Sometimes you feel a connection with another person you’ve never met. I first felt empathy with Caro Giles after reading her honest and beautiful posts on social media. So when I first held her debut book, Twelve Moons: A Year Under a Shared Sky, my expectations weighed heavy with promise. But would it meet my high hopes?
Twelve Moons is a memoir telling the story of a tumultuous year of challenge, mothering and recovering. Giles received recognition in 2021 as the winner of BBC Countryfile magazine’s New Nature Writer of the Year competition. Her sensuous account of wild swimming near her home in Poddler Pool, Northumberland, is a foretaste of the book, and I urge you to find it online.
Giles’s four young daughters, known as The Mermaid, The Whirlwind, The Caulbearer and The Littlest One, are the very heart of Twelve Moons. Giles is first and foremost a mother, but this book is about rediscovering the whole woman. The pages are alive with a Nature-fuelled, feminine and at times highly charged sexual power: “The smashing of the sea against my thighs currently replaces urgent hands and perhaps for now that feels safer.”
Like additional characters, the moon and the sea are always present.

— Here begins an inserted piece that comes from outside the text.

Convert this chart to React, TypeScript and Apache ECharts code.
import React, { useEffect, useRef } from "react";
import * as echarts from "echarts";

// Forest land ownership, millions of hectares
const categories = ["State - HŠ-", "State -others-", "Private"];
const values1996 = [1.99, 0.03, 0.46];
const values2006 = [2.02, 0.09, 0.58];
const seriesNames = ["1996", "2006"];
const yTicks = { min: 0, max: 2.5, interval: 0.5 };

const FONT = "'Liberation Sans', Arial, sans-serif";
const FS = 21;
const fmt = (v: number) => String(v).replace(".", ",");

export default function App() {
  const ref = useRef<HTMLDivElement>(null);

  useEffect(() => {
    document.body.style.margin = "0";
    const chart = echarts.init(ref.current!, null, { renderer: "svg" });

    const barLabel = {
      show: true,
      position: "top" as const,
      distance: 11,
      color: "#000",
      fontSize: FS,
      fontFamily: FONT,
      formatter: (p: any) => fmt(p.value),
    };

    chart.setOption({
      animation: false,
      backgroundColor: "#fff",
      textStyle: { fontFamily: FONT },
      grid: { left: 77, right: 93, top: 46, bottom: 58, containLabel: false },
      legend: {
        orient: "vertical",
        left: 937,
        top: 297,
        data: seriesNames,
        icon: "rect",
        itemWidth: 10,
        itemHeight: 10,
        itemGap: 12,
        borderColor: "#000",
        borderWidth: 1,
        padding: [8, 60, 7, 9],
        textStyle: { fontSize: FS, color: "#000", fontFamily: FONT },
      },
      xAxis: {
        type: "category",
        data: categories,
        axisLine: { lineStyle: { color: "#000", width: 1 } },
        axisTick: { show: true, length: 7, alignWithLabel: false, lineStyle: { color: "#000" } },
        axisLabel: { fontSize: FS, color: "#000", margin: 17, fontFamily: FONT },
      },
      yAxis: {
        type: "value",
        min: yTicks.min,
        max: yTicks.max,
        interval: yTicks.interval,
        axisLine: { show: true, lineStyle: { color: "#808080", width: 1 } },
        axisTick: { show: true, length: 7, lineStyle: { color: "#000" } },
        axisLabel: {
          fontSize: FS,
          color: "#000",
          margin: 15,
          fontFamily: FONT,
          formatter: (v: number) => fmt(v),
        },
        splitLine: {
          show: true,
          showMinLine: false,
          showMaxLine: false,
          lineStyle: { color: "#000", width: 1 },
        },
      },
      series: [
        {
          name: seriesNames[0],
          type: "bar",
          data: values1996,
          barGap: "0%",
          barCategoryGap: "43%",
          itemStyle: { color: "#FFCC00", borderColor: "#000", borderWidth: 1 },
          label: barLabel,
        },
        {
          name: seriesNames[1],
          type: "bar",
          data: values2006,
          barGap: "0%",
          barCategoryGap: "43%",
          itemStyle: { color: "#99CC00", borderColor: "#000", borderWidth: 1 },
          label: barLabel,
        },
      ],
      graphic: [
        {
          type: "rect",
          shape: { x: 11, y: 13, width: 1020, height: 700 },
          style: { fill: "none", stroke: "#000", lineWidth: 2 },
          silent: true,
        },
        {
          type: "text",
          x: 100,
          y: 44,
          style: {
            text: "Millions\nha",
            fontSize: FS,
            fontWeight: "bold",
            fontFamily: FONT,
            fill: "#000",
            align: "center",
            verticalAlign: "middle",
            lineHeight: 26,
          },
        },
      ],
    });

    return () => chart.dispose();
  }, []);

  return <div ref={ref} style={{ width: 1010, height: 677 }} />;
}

Their language permeates. Of her children, Giles writes: “They may wax and wane, shift under other people’s gazes, but they are constant.” The writing is honest, raw and powerful, throbbing with an energy that can’t be contained. “Sometimes I become a sea witch, weaving spells in the waves, screeching and spinning in the surf. Witches are girls who rebel and dare to be different, women who refuse to conform, who challenge with their eyes.”
Yet woven through the wildness and vibrancy is a thread of comforting domesticity – cooking dinner, sorting laundry, hanging out the swimming costumes. As with daily life, there is a repetition through the book: the cat is let out many times, the sea is swum in through the seasons. Just like the waves on the shore or the cycle of the moon, this is the gentle pulse of real life. This is the work of motherhood. This is the rhythm of Nature.
It heightens the reader to the beautifully observed differences – to the wolf moon becoming the snow moon, to the gradual strengthening of a child, to the geese flying overhead. We become embedded in the very essence of life in this family. Giles understands this, bringing meaning to the mundane that we must all experience: “There is something about the repetition of domestic life that lends itself to the observation of patterns … Tiny repetitive acts, running in circles around my back lane, walking up and down stairs with baskets of laundry, pulling warm pyjamas over growing bodies, are these the bricks that build a life?”
The role of writing alongside caring is also powerfully depicted, showing us the predawn candlelit magic of conjuring words to connect to the future reader.
Single motherhood is challenging enough, but Giles navigates with gentle care the needs of her daughters, particularly The Mermaid, who doesn’t fit neatly into the box designed for her by society. The raw fear and animal love of motherhood are beautifully portrayed, and particularly for anyone who has loved a child who is in pain, it is deeply moving: “Her neurodiversity is not an illness, although society can make it feel otherwise. Her empathy and curious mind make the world a better place.”
I close the final page and the book still weighs heavy. Not now with expectation, but with the solid beauty, pain and piercing honesty of holding another human’s heart in my hands.
Twelve Moons: A Year Under a Shared Sky by Caro Giles. Harper North, 2023. ISBN: 9780008543235.